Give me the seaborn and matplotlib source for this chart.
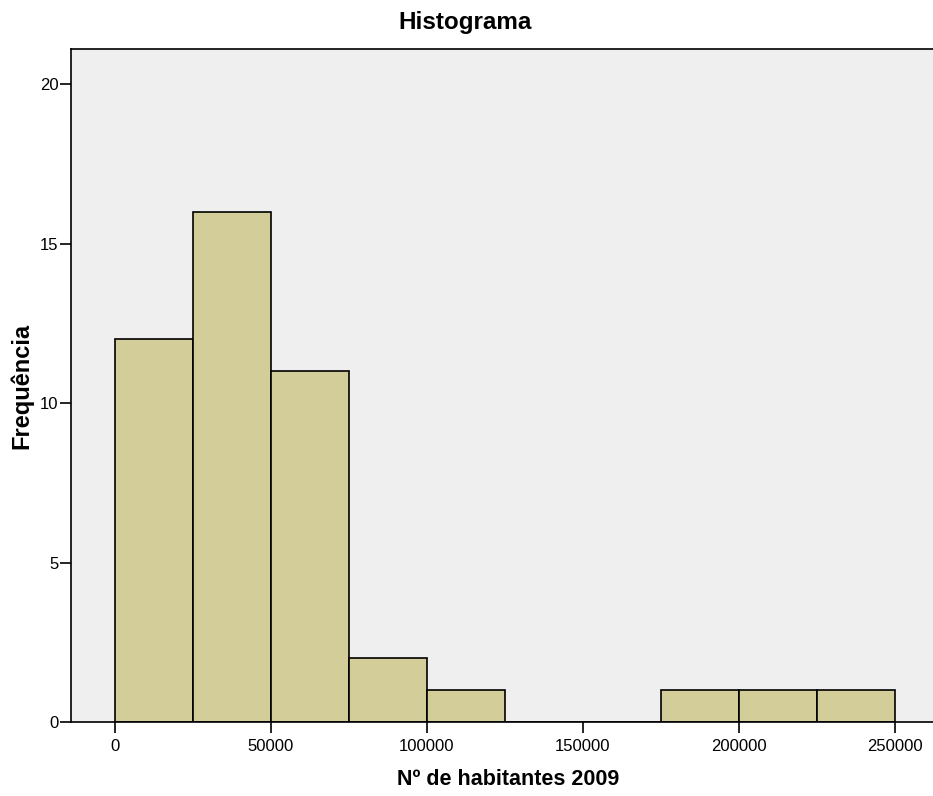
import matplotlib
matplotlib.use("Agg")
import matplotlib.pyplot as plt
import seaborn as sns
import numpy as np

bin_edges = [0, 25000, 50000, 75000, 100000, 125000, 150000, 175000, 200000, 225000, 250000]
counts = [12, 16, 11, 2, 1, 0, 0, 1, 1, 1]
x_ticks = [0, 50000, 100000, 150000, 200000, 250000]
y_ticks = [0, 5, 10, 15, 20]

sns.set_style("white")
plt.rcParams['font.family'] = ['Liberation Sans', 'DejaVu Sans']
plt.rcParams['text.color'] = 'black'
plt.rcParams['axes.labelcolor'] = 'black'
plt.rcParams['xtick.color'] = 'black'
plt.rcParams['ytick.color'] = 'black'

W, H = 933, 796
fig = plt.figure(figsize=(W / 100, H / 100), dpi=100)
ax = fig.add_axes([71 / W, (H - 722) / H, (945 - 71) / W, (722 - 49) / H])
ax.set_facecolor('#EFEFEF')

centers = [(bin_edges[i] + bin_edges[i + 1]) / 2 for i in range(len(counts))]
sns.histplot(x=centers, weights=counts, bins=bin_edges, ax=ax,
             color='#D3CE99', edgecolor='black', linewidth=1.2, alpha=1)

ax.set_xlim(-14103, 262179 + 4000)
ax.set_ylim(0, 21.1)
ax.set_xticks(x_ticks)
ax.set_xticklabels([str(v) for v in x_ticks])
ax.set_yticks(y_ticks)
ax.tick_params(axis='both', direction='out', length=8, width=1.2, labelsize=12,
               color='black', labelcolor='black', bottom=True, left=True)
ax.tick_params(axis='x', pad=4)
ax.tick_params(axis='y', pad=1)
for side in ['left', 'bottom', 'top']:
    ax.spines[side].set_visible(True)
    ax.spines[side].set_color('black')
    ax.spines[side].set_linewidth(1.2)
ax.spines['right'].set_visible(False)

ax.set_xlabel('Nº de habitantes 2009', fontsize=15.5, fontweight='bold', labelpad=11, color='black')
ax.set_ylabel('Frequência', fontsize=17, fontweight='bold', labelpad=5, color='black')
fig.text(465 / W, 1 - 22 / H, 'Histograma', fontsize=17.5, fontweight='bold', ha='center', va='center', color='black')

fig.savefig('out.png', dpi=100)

════════════════

◆ **WHAT TO PRODUCE**
Without the pictures, return the listing above from its first line through the line that has "plt.rcParams['ytick.color'] = 'black'".

◆ **TASK OUTPUT**
Give me the seaborn and matplotlib source for this chart.
import matplotlib
matplotlib.use("Agg")
import matplotlib.pyplot as plt
import seaborn as sns
import numpy as np

bin_edges = [0, 25000, 50000, 75000, 100000, 125000, 150000, 175000, 200000, 225000, 250000]
counts = [12, 16, 11, 2, 1, 0, 0, 1, 1, 1]
x_ticks = [0, 50000, 100000, 150000, 200000, 250000]
y_ticks = [0, 5, 10, 15, 20]

sns.set_style("white")
plt.rcParams['font.family'] = ['Liberation Sans', 'DejaVu Sans']
plt.rcParams['text.color'] = 'black'
plt.rcParams['axes.labelcolor'] = 'black'
plt.rcParams['xtick.color'] = 'black'
plt.rcParams['ytick.color'] = 'black'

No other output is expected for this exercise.